If "ICE vehicle has been identified, everybody go there" is followed by mobbing vehicles, blocking movement, inducing agents to disengage, or warning targets to evade arrest, that crosses from protected speech into actionable conduct.
Is that your theory, or is there case law that backs it up? From what I saw the bounds on 18 USC 111 are quite narrow indeed: I found a case where the defendant _fired at federal agents with his shotgun_, and the appeals court threw it out because the jury was incorrectly instructed that they could use the fact that he shot at them when considering he misled them afterwards. But actually, the jury was not allowed to do that. https://law.justia.com/cases/federal/appellate-courts/F2/199...
Quote: (1) speech can be prohibited if it is "directed at inciting or producing imminent lawless action" and (2) it is "likely to incite or produce such action."
Brandenburg v. Ohio was decided in favor of the appellant. As I suspected, there are no cases of a US court interpreting your theory of the law on 18 USC 111.
Journalists doing ride alongs have already identified the system and it doesn't really on "restricted databases", they rely on observation and multiple attestation. In any case, there are indeed commercial services for looking up license plate data, and they rely on watching the notices that are published when you register your vehicle. It's the same reason why you receive all sorts of scammy warranty "notices" when you buy a car.
In fact the first clue that they look for is having Illinois Permanent plates because that is a strong indicator that they are using rental vehicles.
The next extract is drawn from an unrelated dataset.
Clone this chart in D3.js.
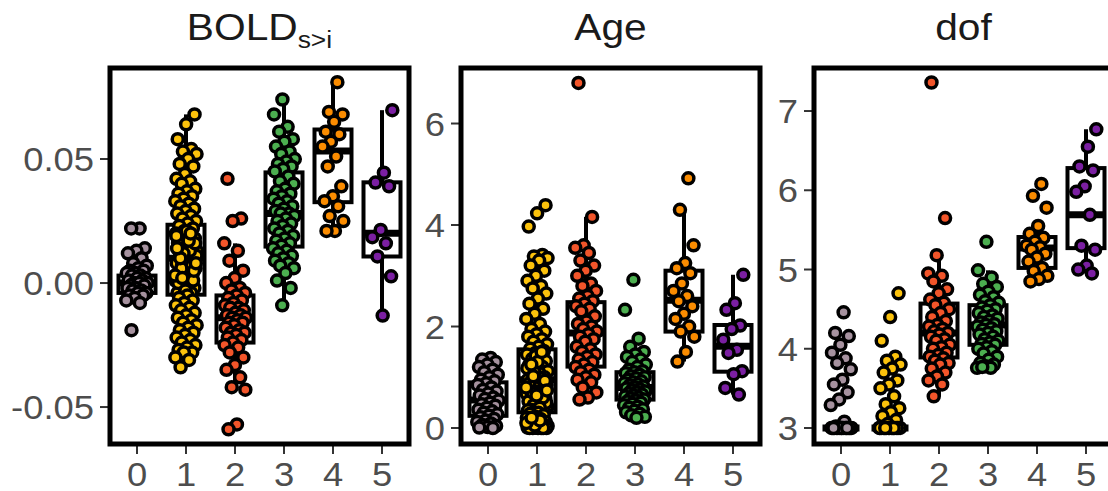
<!doctype html>
<html lang="en">
  <head>
    <meta charset="UTF-8" />
    <title>Cluster box plots</title>
    <script src="https://unpkg.com/d3@7.9.0/dist/d3.min.js"></script>
    <style>
      body {
        margin: 0;
        background: #fff;
        overflow: hidden;
      }
      text {
        font-family: 'Liberation Sans', Arial, sans-serif;
      }
      .title {
        font-size: 37px;
        fill: #1a1a1a;
        text-anchor: middle;
      }
      .tick-label {
        font-size: 34px;
        fill: #4d4d4d;
      }
    </style>
  </head>
  <body>
    <svg width="1108" height="491"></svg>

    <script>
      // cluster labels and colours
      const groups = ['0', '1', '2', '3', '4', '5'];
      const colors = ['#a6929f', '#fcc20c', '#f2552a', '#4caf50', '#fb8c00', '#7b1fa2'];

      // BOLD s>i values per cluster
      const boldG0 = [0.022, 0.022, 0.014, 0.013, 0.012, 0.010, 0.008, 0.007, 0.006, 0.005, 0.005, 0.004, 0.004, 0.003, 0.003, 0.002, 0.002, 0.001, 0.001, 0.000, 0.000, 0.000, -0.001, -0.001, -0.002, -0.002, -0.003, -0.003, -0.004, -0.004, -0.005, -0.005, -0.006, -0.007, -0.008, -0.019];
      const boldG1 = [0.068, 0.064, 0.058, 0.054, 0.053, 0.052, 0.050, 0.048, 0.047, 0.044, 0.042, 0.041, 0.040, 0.038, 0.037, 0.036, 0.035, 0.034, 0.033, 0.032, 0.031, 0.030, 0.029, 0.028, 0.027, 0.026, 0.025, 0.024,
        0.023, 0.022, 0.021, 0.020, 0.019, 0.018, 0.018, 0.017, 0.016, 0.015, 0.014, 0.013, 0.012, 0.011, 0.010, 0.009, 0.008, 0.008, 0.007, 0.006, 0.005, 0.004, 0.003, 0.002, 0.001, 0.000, -0.001, -0.002, -0.003, -0.004, -0.004,
        0.009, 0.011, 0.015, 0.004, 0.001, -0.002, 0.019, 0.013, 0.006, 0.016, 0.021, 0.000, 0.007, 0.012, 0.003, 0.017, 0.010, 0.005, -0.003, 0.014, 0.020, 0.002, 0.008,
        -0.005, -0.006, -0.007, -0.008, -0.009, -0.010, -0.011, -0.012, -0.013, -0.014, -0.015, -0.016, -0.017, -0.018, -0.019, -0.020, -0.021, -0.022, -0.023, -0.024, -0.025, -0.026, -0.027, -0.028, -0.028, -0.030, -0.031, -0.034];
      const boldG2 = [0.042, 0.026, 0.025, 0.016, 0.013, 0.009, 0.005, 0.002, 0.000, -0.002, -0.003, -0.004, -0.005, -0.006, -0.007, -0.008, -0.009, -0.010, -0.010, -0.011, -0.012, -0.013, -0.013, -0.014, -0.014, -0.015, -0.016, -0.016, -0.017, -0.018, -0.019, -0.020, -0.020, -0.021, -0.022, -0.023, -0.024, -0.025, -0.026, -0.028, -0.030, -0.033, -0.035, -0.038, -0.042, -0.043, -0.057, -0.059];
      const boldG3 = [0.074, 0.068, 0.063, 0.061, 0.058, 0.057, 0.055, 0.053, 0.052, 0.050, 0.049, 0.048, 0.047, 0.046, 0.045, 0.043, 0.041, 0.040, 0.038, 0.037, 0.036, 0.035, 0.034, 0.033, 0.032, 0.031, 0.030, 0.029, 0.028, 0.028, 0.027, 0.026, 0.025, 0.024, 0.023, 0.022, 0.021, 0.020, 0.019, 0.018, 0.017, 0.016, 0.015, 0.014, 0.013, 0.012, 0.011, 0.010, 0.009, 0.008, 0.007, 0.006, 0.004, 0.001, -0.002, -0.009];
      const boldG4 = [0.081, 0.069, 0.068, 0.065, 0.061, 0.060, 0.057, 0.055, 0.051, 0.047, 0.039, 0.035, 0.033, 0.031, 0.027, 0.025, 0.021, 0.021];
      const boldG5 = [0.0697, 0.0445, 0.0405, 0.039, 0.0214, 0.0185, 0.016, 0.0107, 0.0027, -0.0131];

      // Age values per cluster
      const ageG0 = [1.38, 1.35, 1.30, 1.25, 1.20, 1.15, 1.10, 1.05, 1.00, 0.95, 0.92, 0.88, 0.85, 0.80, 0.75, 0.72, 0.68, 0.64, 0.60, 0.57, 0.54, 0.50, 0.47, 0.44, 0.40, 0.36, 0.33, 0.30, 0.27, 0.24, 0.21, 0.18, 0.15, 0.12, 0.09, 0.06, 0.04, 0.02, 0.01, 0.00];
      const ageG1 = [4.39, 4.23, 3.97, 3.41, 3.38, 3.35, 3.30, 3.20, 3.10, 3.00, 2.90, 2.80, 2.75, 2.65, 2.55, 2.45, 2.35, 2.25, 2.15, 2.05, 1.95, 1.90, 1.85, 1.80, 1.75, 1.70, 1.65, 1.60, 1.56,
        1.52, 1.48, 1.45, 1.40, 1.36, 1.32, 1.28, 1.24, 1.20, 1.16, 1.12, 1.08, 1.04, 1.00, 0.97, 0.95, 0.92, 0.88, 0.85, 0.82, 0.78, 0.75, 0.72, 0.68, 0.65, 0.62, 0.58, 0.55, 0.52, 0.48, 0.45, 0.42, 0.39, 0.36, 0.33,
        1.42, 1.18, 0.98, 0.70, 0.50, 1.30, 0.88, 0.60, 1.10, 0.80, 0.40, 1.25, 0.93, 0.64, 0.35, 1.50, 1.02, 0.74,
        0.30, 0.28, 0.25, 0.22, 0.20, 0.18, 0.15, 0.12, 0.10, 0.08, 0.06, 0.05, 0.04, 0.03, 0.02, 0.02, 0.01, 0.01, 0.00, 0.00, 0.00, 0.00, 0.00, 0.00, 0.05, 0.10, 0.15, 0.20];
      const ageG2 = [6.80, 4.16, 3.60, 3.55, 3.45, 3.30, 3.20, 3.10, 3.00, 2.85, 2.80, 2.70, 2.60, 2.55, 2.50, 2.45, 2.40, 2.35, 2.30, 2.20, 2.10, 2.05, 2.00, 1.95, 1.90, 1.85, 1.80, 1.75, 1.70, 1.60, 1.55, 1.50, 1.45, 1.40, 1.35, 1.30, 1.25, 1.20, 1.15, 1.10, 1.05, 1.00, 0.95, 0.90, 0.80, 0.70, 0.60, 0.56];
      const ageG3 = [2.92, 2.33, 1.76, 1.60, 1.50, 1.45, 1.40, 1.35, 1.30, 1.25, 1.20, 1.15, 1.12, 1.10, 1.08, 1.05, 1.02, 1.00, 0.98, 0.95, 0.92, 0.90, 0.88, 0.86, 0.84, 0.82, 0.80, 0.78, 0.76, 0.74, 0.72, 0.70, 0.68, 0.66, 0.64, 0.62, 0.60, 0.58, 0.56, 0.54, 0.52, 0.50, 0.48, 0.45, 0.42, 0.40, 0.37, 0.34, 0.31, 0.28, 0.25, 0.22, 0.20];
      const ageG4 = [4.92, 4.30, 3.60, 3.25, 3.15, 3.05, 2.85, 2.70, 2.60, 2.50, 2.40, 2.25, 2.15, 2.00, 1.90, 1.80, 1.50, 1.31];
      const ageG5 = [3.02, 2.46, 2.33, 2.02, 1.95, 1.74, 1.54, 1.48, 1.12, 1.06, 0.79, 0.66];

      // dof values per cluster
      const dofG0 = [4.46, 4.20, 4.16, 4.05, 3.95, 3.88, 3.82, 3.74, 3.61, 3.55, 3.45, 3.36, 3.29, 3.08, 3.02, 3.00, 3.00, 3.00, 3.00, 3.00, 3.00, 3.00, 3.00, 3.00, 3.00, 3.00, 3.00, 3.00, 3.00, 3.00, 3.00, 3.00];
      const dofG1 = [4.70, 4.40, 4.10, 3.90, 3.85, 3.80, 3.75, 3.70, 3.60, 3.55, 3.50, 3.40, 3.30, 3.25, 3.20, 3.15, 3.10, 3.05, 3.00, 3.00, 3.00, 3.00, 3.00, 3.00, 3.00, 3.00, 3.00, 3.00, 3.00, 3.00, 3.00, 3.00, 3.00, 3.00];
      const dofG2 = [7.36, 5.65, 5.18, 4.95, 4.92, 4.85, 4.75, 4.70, 4.62, 4.58, 4.55, 4.50, 4.45, 4.40, 4.35, 4.30, 4.28, 4.25, 4.22, 4.20, 4.18, 4.15, 4.12, 4.10, 4.05, 4.02, 4.00, 3.95, 3.92, 3.90, 3.88, 3.85, 3.82, 3.80, 3.75, 3.70, 3.65, 3.60, 3.55, 3.40];
      const dofG3 = [5.35, 4.99, 4.90, 4.82, 4.78, 4.72, 4.68, 4.65, 4.60, 4.58, 4.55, 4.52, 4.50, 4.48, 4.45, 4.42, 4.40, 4.38, 4.35, 4.33, 4.31, 4.30, 4.28, 4.26, 4.24, 4.22, 4.20, 4.18, 4.15, 4.12, 4.10, 4.08, 4.06, 4.05, 4.02, 4.00, 3.97, 3.94, 3.90, 3.86, 3.82, 3.80, 3.78, 3.76, 3.76, 3.77];
      const dofG4 = [6.08, 5.93, 5.78, 5.55, 5.45, 5.40, 5.35, 5.30, 5.28, 5.25, 5.20, 5.15, 5.10, 5.02, 4.98, 4.92, 4.88, 4.85];
      const dofG5 = [6.77, 6.55, 6.30, 6.25, 6.05, 5.98, 5.69, 5.30, 5.25, 5.05, 5.00, 4.95];

      // box stats per cluster: [q1, median, q3, lower whisker, upper whisker]
      const boldBox = [[-0.004, 0.000, 0.003, -0.008, 0.014], [-0.0047, 0.010, 0.0235, -0.034, 0.068], [-0.024, -0.014, -0.005, -0.043, 0.016], [0.0147, 0.028, 0.0446, -0.009, 0.0737], [0.0326, 0.0532, 0.0619, 0.0214, 0.081], [0.0107, 0.0201, 0.0406, -0.0131, 0.0697]];
      const ageBox = [[0.24, 0.55, 0.90, 0.00, 1.38], [0.31, 0.95, 1.55, 0.00, 3.41], [1.21, 1.87, 2.48, 0.56, 4.16], [0.56, 0.80, 1.10, 0.20, 1.76], [1.90, 2.52, 3.10, 1.31, 4.30], [1.11, 1.61, 2.03, 0.66, 3.02]];
      const dofBox = [[3.00, 3.00, 3.00, 3.00, 3.00], [3.00, 3.00, 3.00, 3.00, 3.00], [3.89, 4.20, 4.57, 3.40, 5.18], [4.05, 4.30, 4.55, 3.76, 4.99], [5.02, 5.27, 5.41, 4.85, 5.55], [5.27, 5.69, 6.28, 4.95, 6.77]];

      // y tick values
      const boldTicks = [-0.05, 0.0, 0.05];
      const ageTicks = [0, 2, 4, 6];
      const dofTicks = [3, 4, 5, 6, 7];

      const panels = [
        { title: 'BOLD', sub: 's>i', values: [boldG0, boldG1, boldG2, boldG3, boldG4, boldG5], box: boldBox, ticks: boldTicks, fmt: (v) => v.toFixed(2), domain: [-0.0649, 0.0867], left: 110 },
        { title: 'Age', sub: null, values: [ageG0, ageG1, ageG2, ageG3, ageG4, ageG5], box: ageBox, ticks: ageTicks, fmt: (v) => String(v), domain: [-0.315, 7.094], left: 461 },
        { title: 'dof', sub: null, values: [dofG0, dofG1, dofG2, dofG3, dofG4, dofG5], box: dofBox, ticks: dofTicks, fmt: (v) => String(v), domain: [2.798, 7.543], left: 814 },
      ];

      const svg = d3.select('svg');
      const panelTop = 68, panelBottom = 444, panelW = 299, pad = 27;
      const boxW = 37, jitterW = 11, r = 5.5;

      panels.forEach((p) => {
        const x = d3.scalePoint().domain(groups).range([p.left + pad, p.left + panelW - pad]);
        const y = d3.scaleLinear().domain(p.domain).range([panelBottom, panelTop]);
        const g = svg.append('g');

        // title
        const t = g.append('g')
          .attr('transform', `translate(${p.left + panelW / 2},40) scale(1.1,1)`)
          .append('text')
          .attr('class', 'title');
        t.append('tspan').text(p.title);
        if (p.sub) {
          t.append('tspan').attr('font-size', 24).attr('dy', 8).text(p.sub);
        }

        // y axis ticks + labels
        p.ticks.forEach((v) => {
          g.append('line')
            .attr('x1', p.left - 10).attr('x2', p.left)
            .attr('y1', y(v)).attr('y2', y(v))
            .attr('stroke', '#333').attr('stroke-width', 2);
          g.append('g')
            .attr('transform', `translate(${p.left - 16},${y(v) + 12}) scale(1.07,1)`)
            .append('text')
            .attr('class', 'tick-label')
            .attr('text-anchor', 'end')
            .text(p.fmt(v));
        });

        // x axis ticks + labels
        groups.forEach((k) => {
          g.append('line')
            .attr('x1', x(k)).attr('x2', x(k))
            .attr('y1', panelBottom).attr('y2', panelBottom + 10)
            .attr('stroke', '#333').attr('stroke-width', 2);
          g.append('g')
            .attr('transform', `translate(${x(k)},486) scale(1.07,1)`)
            .append('text')
            .attr('class', 'tick-label')
            .attr('text-anchor', 'middle')
            .text(k);
        });

        // boxes
        p.box.forEach((b, i) => {
          const cx = x(groups[i]);
          const [q1, med, q3, lo, hi] = b;
          const bg = g.append('g').attr('stroke', '#000').attr('fill', 'none');
          bg.append('line').attr('x1', cx).attr('x2', cx).attr('y1', y(q3)).attr('y2', y(hi)).attr('stroke-width', 4);
          bg.append('line').attr('x1', cx).attr('x2', cx).attr('y1', y(q1)).attr('y2', y(lo)).attr('stroke-width', 4);
          bg.append('rect')
            .attr('x', cx - boxW / 2).attr('width', boxW)
            .attr('y', y(q3)).attr('height', y(q1) - y(q3))
            .attr('fill', '#fff').attr('stroke-width', 4);
          bg.append('line')
            .attr('x1', cx - boxW / 2).attr('x2', cx + boxW / 2)
            .attr('y1', y(med)).attr('y2', y(med))
            .attr('stroke-width', 7);
        });

        // jittered points (deterministic golden-ratio offsets)
        p.values.forEach((vals, i) => {
          const cx = x(groups[i]);
          g.append('g')
            .selectAll('circle')
            .data(vals)
            .join('circle')
            .attr('cx', (d, j) => cx + ((((j + 1) * 0.618034 + i * 0.27) % 1) - 0.5) * 2 * jitterW)
            .attr('cy', (d) => y(d))
            .attr('r', r)
            .attr('fill', colors[i])
            .attr('stroke', '#000')
            .attr('stroke-width', 3.5);
        });

        // panel frame
        g.append('rect')
          .attr('x', p.left).attr('y', panelTop)
          .attr('width', panelW).attr('height', panelBottom - panelTop)
          .attr('fill', 'none')
          .attr('stroke', '#000')
          .attr('stroke-width', 5);
      });
    </script>
  </body>
</html>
That doesn't take a database, it's just a strong signal that can be confirmed by other evidence.
The crowd sourced lists don't identify the owners of the vehicles, because that does not matter. They identify vehicles that ICE is using, and "likely a rental" is one good signal.
Another great way to do this would be to preemptively arrest your political enemies with a pretext of assumed fraud and use that as a fishing expedition. Then you could spread your retribution by trying to violently suppress anyone who got in your way and use that as a pretext to send in the army to raid some billionaires' compounds.